• Exercise goal
Give back exactly the lines from the start of the listing to the line containing "years_short = [1972, 1973, 1974, 1975, 1976, 1977, 1978]", inclusive, and nothing beyond them.

• Data provided
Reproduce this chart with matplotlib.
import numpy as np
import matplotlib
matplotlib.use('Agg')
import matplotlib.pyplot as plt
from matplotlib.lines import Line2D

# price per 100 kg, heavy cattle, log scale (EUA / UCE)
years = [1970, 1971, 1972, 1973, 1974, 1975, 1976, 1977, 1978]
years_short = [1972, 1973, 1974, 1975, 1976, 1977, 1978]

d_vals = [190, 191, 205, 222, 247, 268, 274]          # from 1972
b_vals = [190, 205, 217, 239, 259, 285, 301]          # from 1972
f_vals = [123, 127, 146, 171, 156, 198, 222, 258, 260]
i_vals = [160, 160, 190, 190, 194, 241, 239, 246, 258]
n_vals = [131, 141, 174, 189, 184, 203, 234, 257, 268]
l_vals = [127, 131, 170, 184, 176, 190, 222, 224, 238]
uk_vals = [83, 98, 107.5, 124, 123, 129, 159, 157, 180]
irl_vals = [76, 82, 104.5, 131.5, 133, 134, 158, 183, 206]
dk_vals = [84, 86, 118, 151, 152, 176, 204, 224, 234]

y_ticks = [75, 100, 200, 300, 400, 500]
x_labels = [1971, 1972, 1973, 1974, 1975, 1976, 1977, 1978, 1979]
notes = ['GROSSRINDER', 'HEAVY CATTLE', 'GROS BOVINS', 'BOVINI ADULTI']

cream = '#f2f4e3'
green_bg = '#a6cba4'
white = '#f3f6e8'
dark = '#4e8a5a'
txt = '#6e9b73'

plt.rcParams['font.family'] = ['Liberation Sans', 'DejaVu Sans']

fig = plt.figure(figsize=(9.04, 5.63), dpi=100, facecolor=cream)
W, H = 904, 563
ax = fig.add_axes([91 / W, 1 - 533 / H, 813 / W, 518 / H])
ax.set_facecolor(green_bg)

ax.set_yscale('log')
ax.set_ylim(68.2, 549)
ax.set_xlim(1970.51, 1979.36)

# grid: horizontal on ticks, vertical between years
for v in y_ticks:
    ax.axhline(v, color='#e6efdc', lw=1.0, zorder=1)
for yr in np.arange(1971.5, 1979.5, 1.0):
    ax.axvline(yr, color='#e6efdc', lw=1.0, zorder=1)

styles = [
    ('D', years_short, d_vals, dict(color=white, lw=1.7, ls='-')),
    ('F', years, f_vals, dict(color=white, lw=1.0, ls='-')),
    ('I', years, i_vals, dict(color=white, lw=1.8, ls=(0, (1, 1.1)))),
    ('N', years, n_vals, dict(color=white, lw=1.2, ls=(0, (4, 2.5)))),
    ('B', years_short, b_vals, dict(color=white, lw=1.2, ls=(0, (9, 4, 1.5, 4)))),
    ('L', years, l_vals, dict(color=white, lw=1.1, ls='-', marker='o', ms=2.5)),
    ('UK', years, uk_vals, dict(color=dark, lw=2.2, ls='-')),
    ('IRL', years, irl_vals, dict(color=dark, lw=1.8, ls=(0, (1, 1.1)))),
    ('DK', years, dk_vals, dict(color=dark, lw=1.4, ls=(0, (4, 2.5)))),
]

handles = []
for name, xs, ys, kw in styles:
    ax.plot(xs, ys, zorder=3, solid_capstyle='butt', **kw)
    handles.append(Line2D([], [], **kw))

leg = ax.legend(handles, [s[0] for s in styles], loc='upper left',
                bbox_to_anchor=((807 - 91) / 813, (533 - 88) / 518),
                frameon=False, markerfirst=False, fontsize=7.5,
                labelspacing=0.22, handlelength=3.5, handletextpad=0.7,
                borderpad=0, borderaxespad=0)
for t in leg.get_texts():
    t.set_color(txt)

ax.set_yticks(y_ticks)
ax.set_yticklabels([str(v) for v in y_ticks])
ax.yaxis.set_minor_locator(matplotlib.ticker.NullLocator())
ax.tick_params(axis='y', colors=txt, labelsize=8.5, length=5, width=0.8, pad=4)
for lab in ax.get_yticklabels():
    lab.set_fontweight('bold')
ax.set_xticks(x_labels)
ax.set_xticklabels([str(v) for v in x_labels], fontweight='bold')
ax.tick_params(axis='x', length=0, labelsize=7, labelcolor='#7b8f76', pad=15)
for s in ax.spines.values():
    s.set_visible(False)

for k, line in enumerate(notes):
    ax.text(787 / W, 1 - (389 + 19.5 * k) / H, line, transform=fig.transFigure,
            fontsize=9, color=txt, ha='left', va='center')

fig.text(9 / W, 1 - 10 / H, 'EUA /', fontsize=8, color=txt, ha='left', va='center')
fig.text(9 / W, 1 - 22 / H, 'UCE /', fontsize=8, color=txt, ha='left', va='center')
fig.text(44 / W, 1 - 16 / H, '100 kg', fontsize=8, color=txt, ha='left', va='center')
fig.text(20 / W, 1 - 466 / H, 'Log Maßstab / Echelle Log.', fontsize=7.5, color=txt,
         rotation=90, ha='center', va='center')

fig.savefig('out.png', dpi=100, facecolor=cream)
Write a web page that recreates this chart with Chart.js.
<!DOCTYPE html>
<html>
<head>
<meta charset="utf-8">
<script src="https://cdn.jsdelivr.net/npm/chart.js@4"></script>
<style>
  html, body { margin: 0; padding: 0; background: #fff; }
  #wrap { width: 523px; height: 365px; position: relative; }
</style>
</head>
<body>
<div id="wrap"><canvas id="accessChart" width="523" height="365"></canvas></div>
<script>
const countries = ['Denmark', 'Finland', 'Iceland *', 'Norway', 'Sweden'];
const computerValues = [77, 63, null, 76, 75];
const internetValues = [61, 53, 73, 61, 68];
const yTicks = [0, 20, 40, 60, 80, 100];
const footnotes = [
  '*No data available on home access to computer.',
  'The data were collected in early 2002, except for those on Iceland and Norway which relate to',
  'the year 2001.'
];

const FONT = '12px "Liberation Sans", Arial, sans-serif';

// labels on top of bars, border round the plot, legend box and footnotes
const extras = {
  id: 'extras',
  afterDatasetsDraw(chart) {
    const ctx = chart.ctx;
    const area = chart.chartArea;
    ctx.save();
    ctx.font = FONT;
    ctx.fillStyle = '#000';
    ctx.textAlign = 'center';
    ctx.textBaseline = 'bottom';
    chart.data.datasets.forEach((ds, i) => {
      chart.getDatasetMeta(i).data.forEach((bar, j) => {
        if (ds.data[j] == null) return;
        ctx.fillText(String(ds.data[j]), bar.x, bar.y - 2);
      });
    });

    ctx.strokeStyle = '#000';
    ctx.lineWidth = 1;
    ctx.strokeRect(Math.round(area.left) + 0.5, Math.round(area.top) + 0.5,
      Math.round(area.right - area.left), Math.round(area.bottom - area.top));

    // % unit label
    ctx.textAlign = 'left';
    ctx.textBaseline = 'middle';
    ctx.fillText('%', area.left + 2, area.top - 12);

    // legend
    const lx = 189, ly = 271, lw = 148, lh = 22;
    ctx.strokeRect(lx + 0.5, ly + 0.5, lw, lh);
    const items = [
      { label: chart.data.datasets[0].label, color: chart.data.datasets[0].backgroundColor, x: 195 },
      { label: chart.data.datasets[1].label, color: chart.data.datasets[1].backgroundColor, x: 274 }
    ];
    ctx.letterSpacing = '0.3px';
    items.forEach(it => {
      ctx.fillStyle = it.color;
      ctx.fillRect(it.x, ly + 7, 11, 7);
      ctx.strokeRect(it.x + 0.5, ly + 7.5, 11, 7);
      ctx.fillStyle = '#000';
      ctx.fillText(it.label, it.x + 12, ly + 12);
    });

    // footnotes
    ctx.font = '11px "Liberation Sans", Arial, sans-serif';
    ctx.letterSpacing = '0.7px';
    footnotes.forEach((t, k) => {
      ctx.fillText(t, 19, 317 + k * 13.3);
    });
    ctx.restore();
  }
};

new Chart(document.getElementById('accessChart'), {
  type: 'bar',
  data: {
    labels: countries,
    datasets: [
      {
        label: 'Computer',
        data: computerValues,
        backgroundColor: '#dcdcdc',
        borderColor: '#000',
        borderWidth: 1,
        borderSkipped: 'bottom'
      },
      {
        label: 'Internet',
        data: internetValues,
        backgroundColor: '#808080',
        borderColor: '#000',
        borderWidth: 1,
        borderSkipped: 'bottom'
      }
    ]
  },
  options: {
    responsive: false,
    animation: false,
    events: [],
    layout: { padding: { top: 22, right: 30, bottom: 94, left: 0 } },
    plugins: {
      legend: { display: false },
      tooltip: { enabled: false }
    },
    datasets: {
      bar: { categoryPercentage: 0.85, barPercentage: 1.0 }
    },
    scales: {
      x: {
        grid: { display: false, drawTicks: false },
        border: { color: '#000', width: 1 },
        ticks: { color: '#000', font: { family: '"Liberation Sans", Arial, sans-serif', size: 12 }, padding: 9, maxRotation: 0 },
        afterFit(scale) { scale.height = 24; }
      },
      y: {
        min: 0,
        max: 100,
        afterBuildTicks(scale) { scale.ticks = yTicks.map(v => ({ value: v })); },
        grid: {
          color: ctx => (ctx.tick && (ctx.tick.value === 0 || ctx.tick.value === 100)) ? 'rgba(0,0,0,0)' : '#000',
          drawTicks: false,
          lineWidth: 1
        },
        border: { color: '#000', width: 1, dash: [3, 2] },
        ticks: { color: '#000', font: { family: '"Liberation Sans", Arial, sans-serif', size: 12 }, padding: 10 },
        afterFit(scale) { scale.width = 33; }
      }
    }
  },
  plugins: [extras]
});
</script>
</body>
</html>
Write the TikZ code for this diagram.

• Exercise output
Reproduce this chart with matplotlib.
import numpy as np
import matplotlib
matplotlib.use('Agg')
import matplotlib.pyplot as plt
from matplotlib.lines import Line2D

# price per 100 kg, heavy cattle, log scale (EUA / UCE)
years = [1970, 1971, 1972, 1973, 1974, 1975, 1976, 1977, 1978]
years_short = [1972, 1973, 1974, 1975, 1976, 1977, 1978]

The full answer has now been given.